- Coat of arms
- Coordinates (Osieczna): 51°54′21″N 16°40′35″E﻿ / ﻿51.90583°N 16.67639°E
- Country: Poland
- Voivodeship: Greater Poland
- County: Leszno County
- Seat: Osieczna

Area
- • Total: 128.73 km^{2} (49.70 sq mi)

Population (2006)
- • Total: 8,576
- • Density: 67/km^{2} (170/sq mi)
- • Urban: 2,018
- • Rural: 6,558
- Website: http://www.osieczna.pl/

= Gmina Osieczna, Greater Poland Voivodeship =

Gmina Osieczna is an urban-rural gmina (administrative district) in Leszno County, Greater Poland Voivodeship, in west-central Poland. Its seat is the town of Osieczna, which lies approximately 10 km north-east of Leszno and 58 km south of the regional capital Poznań.

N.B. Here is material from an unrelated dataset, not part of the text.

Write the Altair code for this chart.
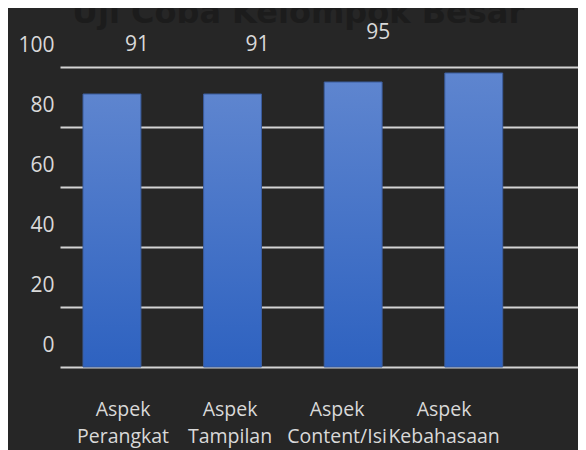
import altair as alt
import pandas as pd

categories = ["Aspek\nPerangkat", "Aspek\nTampilan", "Aspek\nContent/Isi", "Aspek\nKebahasaan"]
scores = [91, 91, 95, 98]
shown_labels = ["91", "91", "95", ""]
y_ticks = [0, 20, 40, 60, 80, 100]
title_text = ["Uji Coba Kelompok Besar"]

df = pd.DataFrame({"cat": categories, "score": scores, "lab": shown_labels})
df_title = pd.DataFrame({"t": title_text})

FONT = "Open Sans"
TXT = "#d9d9d9"
FS = 21

x_band = alt.X(
    "cat:N", sort=categories, axis=None,
    scale=alt.Scale(paddingInner=0.52, paddingOuter=0.4075, align=0.234),
)
y_enc = alt.Y(
    "score:Q",
    scale=alt.Scale(domain=[0, 100]),
    axis=alt.Axis(
        values=y_ticks, title=None, grid=True, gridColor="#d4d4d4", gridWidth=1.8,
        domain=False, ticks=False, tickSize=0, labelPadding=6, labelOffset=-22,
        labelFont=FONT, labelFontSize=FS, labelColor=TXT,
    ),
)

bars = alt.Chart(df).mark_bar(
    color=alt.Gradient(
        gradient="linear", x1=0, y1=0, x2=0, y2=1,
        stops=[alt.GradientStop(offset=0, color="#5e85cf"),
               alt.GradientStop(offset=1, color="#2e62c0")],
    ),
    stroke="#3b5c9c", strokeWidth=1,
).encode(x=x_band, y=y_enc)

vals = alt.Chart(df).mark_text(
    dx=25, dy=-49, baseline="middle", font=FONT, fontSize=FS, color=TXT,
).encode(x=x_band, y=alt.Y("score:Q"), text="lab:N")

title = alt.Chart(df_title).mark_text(
    align="left", baseline="alphabetic", dx=-40, dy=-44,
    font="DejaVu Sans", fontSize=32, fontWeight="bold", color="#1c1c1c",
).encode(x=alt.datum(categories[0]), y=alt.datum(100), text="t:N")

cats = alt.Chart(df).mark_text(
    lineBreak="\n", baseline="top", dy=34, lineHeight=27,
    font=FONT, fontSize=19.5, color=TXT,
).encode(
    x=alt.X("cat:N", sort=categories, axis=None,
            scale=alt.Scale(type="point", padding=0.92, align=0.32)),
    y=alt.datum(0),
    text="cat:N",
)

chart = alt.layer(alt.layer(bars, vals, title), cats).resolve_scale(x="independent").properties(
    width=518, height=300,
    padding={"left": 52, "top": 59, "right": 0, "bottom": 83},
    autosize=alt.AutoSizeParams(type="none"),
    background="#262626",
).configure_view(stroke=None)

chart.save("out.html", embed_options={"renderer": "svg", "actions": False})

The gmina covers an area of 128.73 km2, and as of 2006 its total population is 8,576 (out of which the population of Osieczna amounts to 2,018, and the population of the rural part of the gmina is 6,558).

==Villages==
Apart from the town of Osieczna, Gmina Osieczna contains the villages and settlements of Adamowo, Berdychowo, Chmielkowo, Dobramyśl, Drzeczkowo, Frankowo, Górka, Grodzisko, Jeziorki, Kąkolewo, Kąty, Kleszczewo, Kopanina, Łoniewo, Maciejewo, Miąskowo, Nowe Wolkowo, Popowo Wonieskie, Świerczyna, Trzebania, Ustronie, Witosław, Wojnowice, Wolkowo and Ziemnice.

==Neighbouring gminas==
Gmina Osieczna is bordered by the city of Leszno and by the gminas of Krzemieniewo, Krzywiń, Lipno, Rydzyna and Śmigiel.